In United States v. Burton, 737 F.2d 439, 443-44 (5th Cir. 1984), this court limited Garber to its bizarre facts — where the level of uncertainty approached legal vagueness. In Burton, we held that, where the uncertainty of the law does not approach legal vagueness, the admissibility of an expert's testimony is governed by relevancy under Fed.R.Evid. 403. 737 F.2d at 443-44. The court noted that, where the existence of willfulness is determined by the defendant's state of mind at the time he acted, the relevance of the expert's testimony on plausible readings of the Internal Revenue Code can be easily outweighed by considerations of potential prejudice and of confusing the jury, especially considering that the judge is the jury's sole source of information regarding the law. Id. The court noted, finally, that once the Rule 403 balance has been struck by the district court, it will not be overturned on appeal absent an abuse of discretion. Id. Finding no abuse of discretion, the court upheld the exclusion of the testimony. Id.
In this case, the district court stated that Waller's interpretations on the law governing the legality of the BBC scheme had little probative value on the issue of the defendants' states of mind at the time they acted because there was no evidence that they had relied on his opinion at the time they acted. As against this slight probative value, the district court noted the great possibility of confusing the jury with more than one statement of the law.
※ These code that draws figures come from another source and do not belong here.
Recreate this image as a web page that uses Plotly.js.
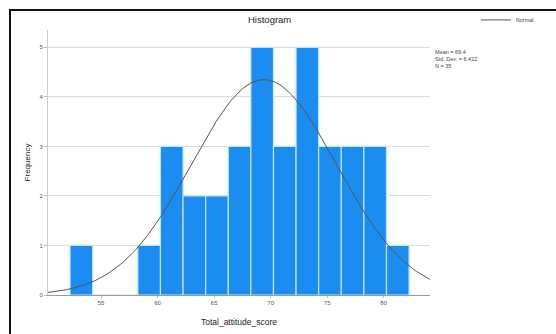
<!DOCTYPE html>
<html>
<head>
<meta charset="utf-8">
<script src="https://cdn.plot.ly/plotly-3.0.1.min.js"></script>
<style>
  html, body { margin: 0; padding: 0; background: #ffffff; }
  #wrap { position: relative; width: 556px; height: 334px; overflow: hidden; }
  #frame { position: absolute; left: 9px; top: 9px; width: 600px; height: 400px;
           border-left: 2px solid #111; border-top: 2px solid #111; pointer-events: none; }
  #chart { position: absolute; left: 0; top: 0; width: 556px; height: 334px; }
</style>
</head>
<body>
<div id="wrap">
  <div id="chart"></div>
  <div id="frame"></div>
</div>
<script>
// Histogram of Total_attitude_score with fitted normal curve
const binStart = 52.25;
const binWidth = 2;
const counts = [1, 0, 0, 1, 3, 2, 2, 3, 5, 3, 5, 3, 3, 3, 1];
const statMean = 69.4;
const statSD = 6.422;
const statN = 35;
const xTicks = [55, 60, 65, 70, 75, 80];
const yTicks = [0, 1, 2, 3, 4, 5];

const centers = counts.map((_, i) => binStart + binWidth * (i + 0.5));

// normal curve scaled to frequency: N * binWidth * pdf
const xRange = [50.3, 84.1];
const curveX = [], curveY = [];
for (let k = 0; k <= 200; k++) {
  const x = xRange[0] + (xRange[1] - xRange[0]) * k / 200;
  const z = (x - statMean) / statSD;
  curveX.push(x);
  curveY.push(statN * binWidth * Math.exp(-0.5 * z * z) / (statSD * Math.sqrt(2 * Math.PI)));
}

const bars = {
  type: 'bar',
  x: centers,
  y: counts,
  width: counts.map(() => binWidth),
  marker: { color: '#1b8cf0', line: { color: '#bfe6ff', width: 1.2 } },
  showlegend: false,
  hoverinfo: 'x+y'
};

const curve = {
  type: 'scatter',
  mode: 'lines',
  x: curveX,
  y: curveY,
  name: 'Normal',
  line: { color: '#555', width: 1 },
  showlegend: true
};

const layout = {
  width: 556, height: 334,
  margin: { l: 48, r: 126, t: 30, b: 39, autoexpand: false },
  paper_bgcolor: '#ffffff',
  plot_bgcolor: '#ffffff',
  font: { family: 'Liberation Sans, Arial, sans-serif', color: '#222' },
  title: { text: 'Histogram', font: { size: 9.5, color: '#222' }, x: 0.485, xanchor: 'center', y: 0.94, yanchor: 'middle' },
  bargap: 0,
  xaxis: {
    range: xRange,
    tickvals: xTicks,
    ticktext: xTicks.map(String),
    tickfont: { size: 6, color: '#555' },
    ticks: 'outside', ticklen: 2, tickcolor: '#bbb',
    showgrid: false, zeroline: false,
    showline: true, linecolor: '#999', linewidth: 1,
    title: { text: 'Total_attitude_score', font: { size: 8.5, color: '#222' }, standoff: 13 }
  },
  yaxis: {
    range: [0, 5.35],
    tickvals: yTicks,
    ticktext: yTicks.map(String),
    tickfont: { size: 6, color: '#555' },
    ticks: 'outside', ticklen: 3, tickcolor: '#bbb',
    showgrid: true, gridcolor: '#dcdcdc', gridwidth: 1,
    zeroline: false,
    showline: true, linecolor: '#ccc', linewidth: 1,
    title: { text: 'Frequency', font: { size: 8, color: '#222' }, standoff: 7 }
  },
  legend: {
    x: 1.12, y: 1.038, xanchor: 'left', yanchor: 'middle',
    font: { size: 5.5, color: '#444' },
    bgcolor: 'rgba(0,0,0,0)', itemwidth: 30, tracegroupgap: 0
  },
  annotations: [
    {
      xref: 'paper', yref: 'paper', x: 1.008, y: 0.935, xanchor: 'left', yanchor: 'top',
      align: 'left', showarrow: false,
      text: 'Mean = ' + statMean + '<br>Std. Dev. = ' + statSD + '<br>N = ' + statN,
      font: { size: 5.5, color: '#444' }
    }
  ]
};

Plotly.newPlot('chart', [bars, curve], layout, { displayModeBar: false, staticPlot: true });
</script>
</body>
</html>
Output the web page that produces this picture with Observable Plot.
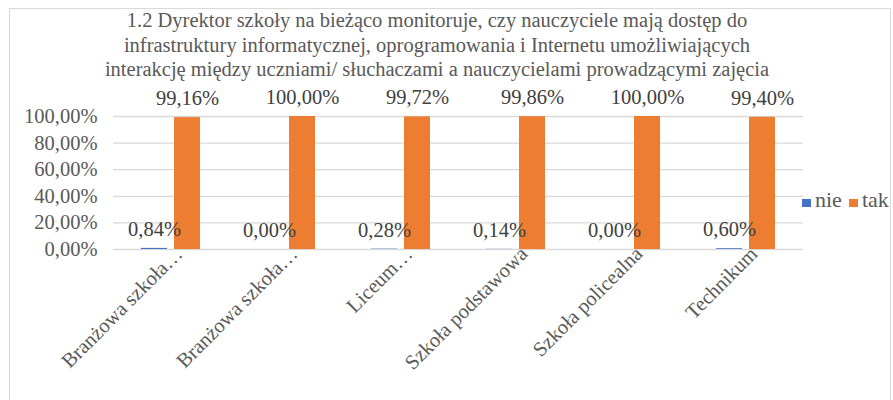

Because the court found that the possibility of confusing the jury outweighed the probative value of the proffered evidence, the court excluded that evidence. Because the district court properly balanced the interests set forth in Fed.R.Evid. 403 and in Burton, and because it permitted defendants to introduce other evidence of defendants' states of mind at the time they acted, the district court's exclusion of the testimony was proper.